Coffin Texts
The Tomb of Infinite Ritual
2012 Dark Descent RecordsThis album has been a long time coming. Coffin Texts' debut was released in 2000, and they've been very quiet since. I suppose that's not much of a surprise, since bassist/vocalist Robert Cardenas (who just happens to be the driving force in the band) both has been and still is involved with a variety of other projects, including the reactivated Malice, a short stint in Diabolic, Agent Steel, as well as his other band Engrave. At the same time, drummer Emilio Marque has been busy with Sadistic Intent, Asesino and Possessed. During all this time, there have been a lot of rumors about the second Coffin Texts album. It's being released next year, they're in the studio right now, they've signed to such-and-such label. None of that matters anymore, because we've finally got the second album.
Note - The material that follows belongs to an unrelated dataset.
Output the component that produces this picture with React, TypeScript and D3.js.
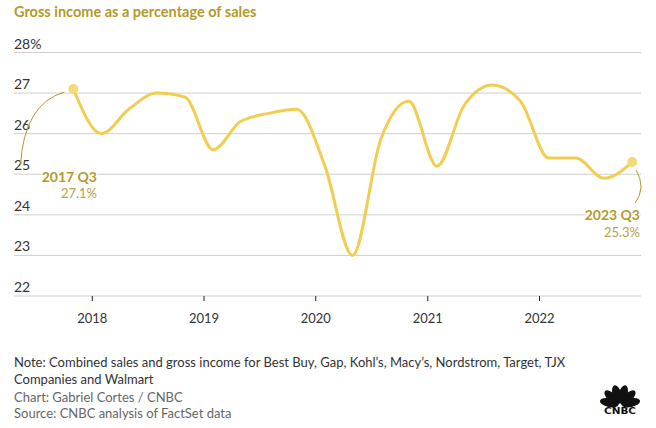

Is this what would have been released ten years ago? Or even two years ago? I know not the answer to that, and it is irrelevant anyway. Chances are that a lot of reviews are going to again focus on the lyrics about ancient Egypt. All I'm going to say is that I don't give a fuck that Nile does the same thing, or that they arguably do it better. Mercyful Fate, Metallica and Iron Maiden all had songs about the pharaohs, mummies and the afterlife long before anyone else did. So fuck off to that subject. Let's talk about the music instead. If there's one thing I hear when I listen to Coffin Texts, it's this: they play a wholly American sounding style of death metal. I'm talking in the purest sense here. No thrash metal, no black metal, and no doom metal has made its way into their sound. There was a point in time at the dawn of the 1990s when you could tell where a band was from by their sound. This is sometimes still true today (like with Swedish bands). But a sound like this one? Unmistakably American in origin, and since we're talking early 90s here, that would mean a combination of Florida and New York. In other words, the bastard offspring of early Morbid Angel, Immolation, and Incantation. I'm well aware that such combinations have been heard before. But very rarely are they done so well, with a result of a band greater than the sum of its influences, rather than being merely a derivative of them. In closing, I'm going to appeal to the members of Coffin Texts and ask that they not wait until 2024 to release a third album.